══ Information given ══
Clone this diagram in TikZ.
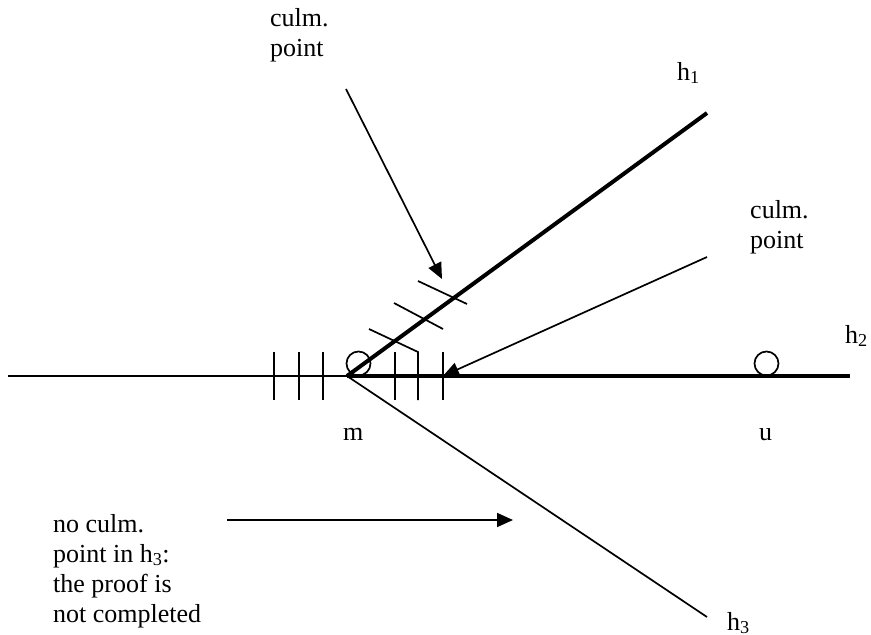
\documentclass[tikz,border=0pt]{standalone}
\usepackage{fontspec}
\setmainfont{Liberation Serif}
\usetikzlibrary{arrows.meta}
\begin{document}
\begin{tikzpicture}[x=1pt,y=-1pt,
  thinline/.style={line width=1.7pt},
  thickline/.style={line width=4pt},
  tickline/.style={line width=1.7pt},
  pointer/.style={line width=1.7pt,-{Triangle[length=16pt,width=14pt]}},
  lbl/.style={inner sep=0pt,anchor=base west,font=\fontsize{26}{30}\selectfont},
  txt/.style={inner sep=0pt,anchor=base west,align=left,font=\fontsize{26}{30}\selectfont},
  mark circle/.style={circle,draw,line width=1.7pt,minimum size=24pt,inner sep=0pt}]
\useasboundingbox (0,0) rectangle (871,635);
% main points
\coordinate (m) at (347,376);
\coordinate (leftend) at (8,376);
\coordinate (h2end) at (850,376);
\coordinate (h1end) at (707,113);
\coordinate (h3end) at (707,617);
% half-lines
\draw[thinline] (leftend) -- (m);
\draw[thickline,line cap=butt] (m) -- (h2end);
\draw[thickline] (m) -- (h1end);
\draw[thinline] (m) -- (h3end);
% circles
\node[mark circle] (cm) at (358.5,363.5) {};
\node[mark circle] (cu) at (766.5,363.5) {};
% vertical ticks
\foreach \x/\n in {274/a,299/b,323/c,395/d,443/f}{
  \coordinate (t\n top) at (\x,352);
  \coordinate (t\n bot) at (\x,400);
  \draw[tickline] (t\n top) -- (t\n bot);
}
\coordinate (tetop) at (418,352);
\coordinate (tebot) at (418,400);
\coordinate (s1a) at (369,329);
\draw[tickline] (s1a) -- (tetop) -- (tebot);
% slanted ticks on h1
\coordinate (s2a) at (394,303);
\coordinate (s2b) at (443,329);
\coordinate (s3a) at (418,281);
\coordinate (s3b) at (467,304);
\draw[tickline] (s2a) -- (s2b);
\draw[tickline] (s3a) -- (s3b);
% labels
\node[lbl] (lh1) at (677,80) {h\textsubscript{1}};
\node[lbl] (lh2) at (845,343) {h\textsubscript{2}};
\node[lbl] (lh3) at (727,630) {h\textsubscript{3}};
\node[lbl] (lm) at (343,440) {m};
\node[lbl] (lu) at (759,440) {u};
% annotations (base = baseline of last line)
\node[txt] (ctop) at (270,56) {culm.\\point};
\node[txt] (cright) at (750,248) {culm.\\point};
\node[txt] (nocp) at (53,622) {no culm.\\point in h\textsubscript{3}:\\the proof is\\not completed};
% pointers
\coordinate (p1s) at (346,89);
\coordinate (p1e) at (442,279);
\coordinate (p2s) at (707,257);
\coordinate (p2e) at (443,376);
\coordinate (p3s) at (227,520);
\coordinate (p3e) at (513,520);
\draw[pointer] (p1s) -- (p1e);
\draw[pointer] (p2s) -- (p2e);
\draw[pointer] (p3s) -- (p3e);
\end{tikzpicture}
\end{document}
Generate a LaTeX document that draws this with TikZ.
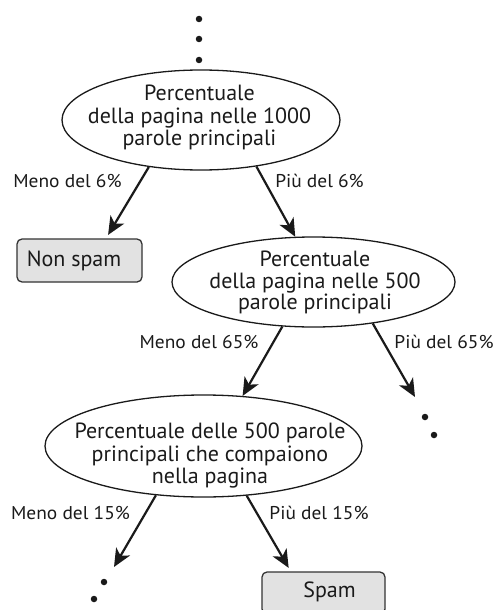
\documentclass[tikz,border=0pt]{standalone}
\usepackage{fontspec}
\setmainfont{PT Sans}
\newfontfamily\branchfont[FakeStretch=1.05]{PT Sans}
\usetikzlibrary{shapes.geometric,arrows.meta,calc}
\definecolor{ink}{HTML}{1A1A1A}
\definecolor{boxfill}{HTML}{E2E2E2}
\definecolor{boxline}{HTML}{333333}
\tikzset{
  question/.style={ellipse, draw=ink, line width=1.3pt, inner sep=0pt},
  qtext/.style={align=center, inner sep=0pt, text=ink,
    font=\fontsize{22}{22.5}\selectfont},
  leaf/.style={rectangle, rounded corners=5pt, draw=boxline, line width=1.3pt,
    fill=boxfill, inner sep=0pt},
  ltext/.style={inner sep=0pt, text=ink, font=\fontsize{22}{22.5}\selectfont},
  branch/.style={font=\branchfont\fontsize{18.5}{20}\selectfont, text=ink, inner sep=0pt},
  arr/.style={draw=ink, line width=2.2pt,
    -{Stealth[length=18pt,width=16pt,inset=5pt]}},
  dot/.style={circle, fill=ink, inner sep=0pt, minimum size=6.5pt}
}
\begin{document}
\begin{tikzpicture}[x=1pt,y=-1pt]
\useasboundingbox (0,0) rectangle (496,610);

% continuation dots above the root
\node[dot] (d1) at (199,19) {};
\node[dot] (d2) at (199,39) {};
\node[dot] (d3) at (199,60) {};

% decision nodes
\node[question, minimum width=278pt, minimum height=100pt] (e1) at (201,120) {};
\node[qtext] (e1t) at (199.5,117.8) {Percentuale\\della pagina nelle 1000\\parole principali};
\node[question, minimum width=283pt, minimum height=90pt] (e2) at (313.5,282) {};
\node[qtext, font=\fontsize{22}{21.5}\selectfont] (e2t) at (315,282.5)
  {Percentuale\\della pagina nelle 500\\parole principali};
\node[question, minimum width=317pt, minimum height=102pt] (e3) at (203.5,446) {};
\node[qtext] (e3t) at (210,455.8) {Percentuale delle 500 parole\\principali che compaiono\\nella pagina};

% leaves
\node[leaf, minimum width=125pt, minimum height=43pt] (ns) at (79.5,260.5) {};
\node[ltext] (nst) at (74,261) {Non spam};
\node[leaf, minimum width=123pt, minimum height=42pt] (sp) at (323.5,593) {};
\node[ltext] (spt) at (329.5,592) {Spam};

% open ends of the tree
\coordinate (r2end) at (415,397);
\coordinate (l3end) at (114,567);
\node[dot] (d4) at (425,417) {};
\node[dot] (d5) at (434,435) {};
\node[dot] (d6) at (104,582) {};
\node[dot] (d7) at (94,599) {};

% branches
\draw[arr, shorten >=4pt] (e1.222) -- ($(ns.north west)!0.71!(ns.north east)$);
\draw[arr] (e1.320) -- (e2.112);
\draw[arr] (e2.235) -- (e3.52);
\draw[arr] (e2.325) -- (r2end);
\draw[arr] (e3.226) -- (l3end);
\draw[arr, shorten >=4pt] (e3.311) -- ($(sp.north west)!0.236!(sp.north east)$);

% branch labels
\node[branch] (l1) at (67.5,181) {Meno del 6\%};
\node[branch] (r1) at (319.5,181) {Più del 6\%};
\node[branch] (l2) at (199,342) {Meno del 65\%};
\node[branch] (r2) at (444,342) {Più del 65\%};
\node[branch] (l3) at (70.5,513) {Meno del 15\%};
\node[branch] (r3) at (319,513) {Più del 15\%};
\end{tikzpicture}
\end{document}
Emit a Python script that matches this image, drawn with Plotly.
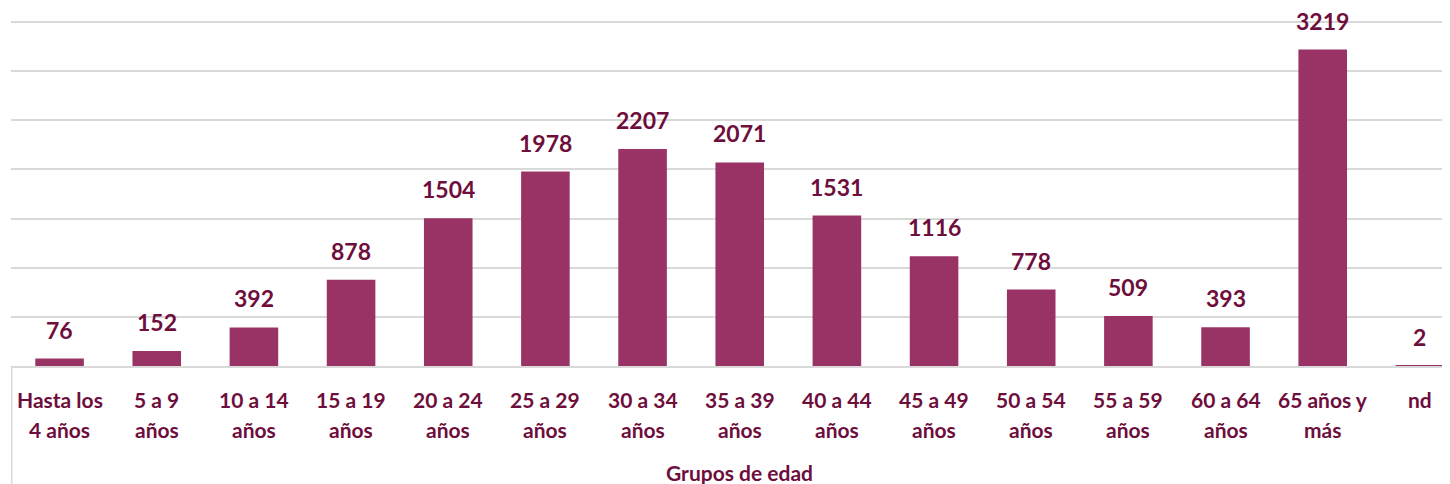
═══
══ Information given ══
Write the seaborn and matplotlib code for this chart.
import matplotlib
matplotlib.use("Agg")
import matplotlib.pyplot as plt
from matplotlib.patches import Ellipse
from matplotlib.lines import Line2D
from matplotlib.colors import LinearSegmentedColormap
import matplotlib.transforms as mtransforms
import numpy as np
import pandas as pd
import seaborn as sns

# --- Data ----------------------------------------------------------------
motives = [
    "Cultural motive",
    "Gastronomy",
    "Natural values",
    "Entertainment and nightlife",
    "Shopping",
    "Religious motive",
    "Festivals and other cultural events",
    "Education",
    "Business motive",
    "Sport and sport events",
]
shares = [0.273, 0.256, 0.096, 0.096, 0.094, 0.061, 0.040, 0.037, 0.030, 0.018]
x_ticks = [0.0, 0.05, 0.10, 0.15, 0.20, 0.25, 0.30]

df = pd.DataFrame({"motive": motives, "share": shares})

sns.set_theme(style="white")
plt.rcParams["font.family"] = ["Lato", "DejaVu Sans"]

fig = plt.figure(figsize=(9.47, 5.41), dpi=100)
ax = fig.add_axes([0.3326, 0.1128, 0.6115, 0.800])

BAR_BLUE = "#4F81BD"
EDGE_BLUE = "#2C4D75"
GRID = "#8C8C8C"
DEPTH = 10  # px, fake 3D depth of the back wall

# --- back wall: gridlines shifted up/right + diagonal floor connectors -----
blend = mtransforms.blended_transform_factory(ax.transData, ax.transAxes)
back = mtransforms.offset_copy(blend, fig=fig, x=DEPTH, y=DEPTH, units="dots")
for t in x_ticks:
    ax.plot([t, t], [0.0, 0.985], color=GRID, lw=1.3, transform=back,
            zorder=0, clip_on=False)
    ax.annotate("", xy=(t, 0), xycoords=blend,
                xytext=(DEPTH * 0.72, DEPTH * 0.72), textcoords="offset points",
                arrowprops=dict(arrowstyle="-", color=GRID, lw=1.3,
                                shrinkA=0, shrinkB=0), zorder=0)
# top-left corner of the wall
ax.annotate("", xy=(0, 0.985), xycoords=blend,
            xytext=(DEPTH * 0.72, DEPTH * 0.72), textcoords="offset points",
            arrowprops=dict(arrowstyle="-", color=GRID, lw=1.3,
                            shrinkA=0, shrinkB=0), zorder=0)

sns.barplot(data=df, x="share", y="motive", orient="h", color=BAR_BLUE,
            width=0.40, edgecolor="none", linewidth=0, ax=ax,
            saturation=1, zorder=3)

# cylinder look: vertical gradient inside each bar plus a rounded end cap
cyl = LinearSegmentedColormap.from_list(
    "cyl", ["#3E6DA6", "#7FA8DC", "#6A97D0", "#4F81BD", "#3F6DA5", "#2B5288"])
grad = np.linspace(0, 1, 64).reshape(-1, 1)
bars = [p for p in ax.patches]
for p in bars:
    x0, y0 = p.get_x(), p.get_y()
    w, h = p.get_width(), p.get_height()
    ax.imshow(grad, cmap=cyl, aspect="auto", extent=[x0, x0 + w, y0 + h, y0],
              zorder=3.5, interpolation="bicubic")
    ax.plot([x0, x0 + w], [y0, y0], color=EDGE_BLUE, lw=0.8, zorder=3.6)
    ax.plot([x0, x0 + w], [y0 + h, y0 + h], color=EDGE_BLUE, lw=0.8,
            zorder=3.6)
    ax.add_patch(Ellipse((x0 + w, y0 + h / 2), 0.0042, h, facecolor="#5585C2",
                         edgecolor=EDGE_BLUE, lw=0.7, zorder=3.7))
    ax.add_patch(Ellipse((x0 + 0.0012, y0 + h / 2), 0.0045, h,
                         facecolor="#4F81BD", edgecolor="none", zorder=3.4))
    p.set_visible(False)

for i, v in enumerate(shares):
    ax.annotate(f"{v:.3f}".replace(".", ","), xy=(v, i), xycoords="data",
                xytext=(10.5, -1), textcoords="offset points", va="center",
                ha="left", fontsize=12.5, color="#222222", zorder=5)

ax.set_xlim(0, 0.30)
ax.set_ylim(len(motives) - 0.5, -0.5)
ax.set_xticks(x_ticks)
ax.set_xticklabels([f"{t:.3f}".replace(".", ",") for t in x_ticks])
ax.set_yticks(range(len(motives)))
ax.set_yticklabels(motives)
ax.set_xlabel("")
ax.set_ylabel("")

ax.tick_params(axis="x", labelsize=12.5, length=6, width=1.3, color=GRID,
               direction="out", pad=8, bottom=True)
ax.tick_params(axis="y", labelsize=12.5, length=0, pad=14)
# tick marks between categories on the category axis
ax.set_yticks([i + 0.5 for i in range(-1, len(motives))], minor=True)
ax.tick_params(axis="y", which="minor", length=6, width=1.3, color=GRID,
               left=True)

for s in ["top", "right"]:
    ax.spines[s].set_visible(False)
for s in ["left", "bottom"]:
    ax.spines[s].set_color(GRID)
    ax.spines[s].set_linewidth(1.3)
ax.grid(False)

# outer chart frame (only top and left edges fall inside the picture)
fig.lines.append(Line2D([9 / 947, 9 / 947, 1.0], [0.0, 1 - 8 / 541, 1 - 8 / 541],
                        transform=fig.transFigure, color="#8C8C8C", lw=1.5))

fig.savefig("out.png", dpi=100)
═══
■ Task directions
Your task is to reproduce exactly the lines beginning at the line containing "Write the seaborn" and ending at the line containing "the back wall", inclusive.

■ Finished task
Write the seaborn and matplotlib code for this chart.
import matplotlib
matplotlib.use("Agg")
import matplotlib.pyplot as plt
from matplotlib.patches import Ellipse
from matplotlib.lines import Line2D
from matplotlib.colors import LinearSegmentedColormap
import matplotlib.transforms as mtransforms
import numpy as np
import pandas as pd
import seaborn as sns

# --- Data ----------------------------------------------------------------
motives = [
    "Cultural motive",
    "Gastronomy",
    "Natural values",
    "Entertainment and nightlife",
    "Shopping",
    "Religious motive",
    "Festivals and other cultural events",
    "Education",
    "Business motive",
    "Sport and sport events",
]
shares = [0.273, 0.256, 0.096, 0.096, 0.094, 0.061, 0.040, 0.037, 0.030, 0.018]
x_ticks = [0.0, 0.05, 0.10, 0.15, 0.20, 0.25, 0.30]

df = pd.DataFrame({"motive": motives, "share": shares})

sns.set_theme(style="white")
plt.rcParams["font.family"] = ["Lato", "DejaVu Sans"]

fig = plt.figure(figsize=(9.47, 5.41), dpi=100)
ax = fig.add_axes([0.3326, 0.1128, 0.6115, 0.800])

BAR_BLUE = "#4F81BD"
EDGE_BLUE = "#2C4D75"
GRID = "#8C8C8C"
DEPTH = 10  # px, fake 3D depth of the back wall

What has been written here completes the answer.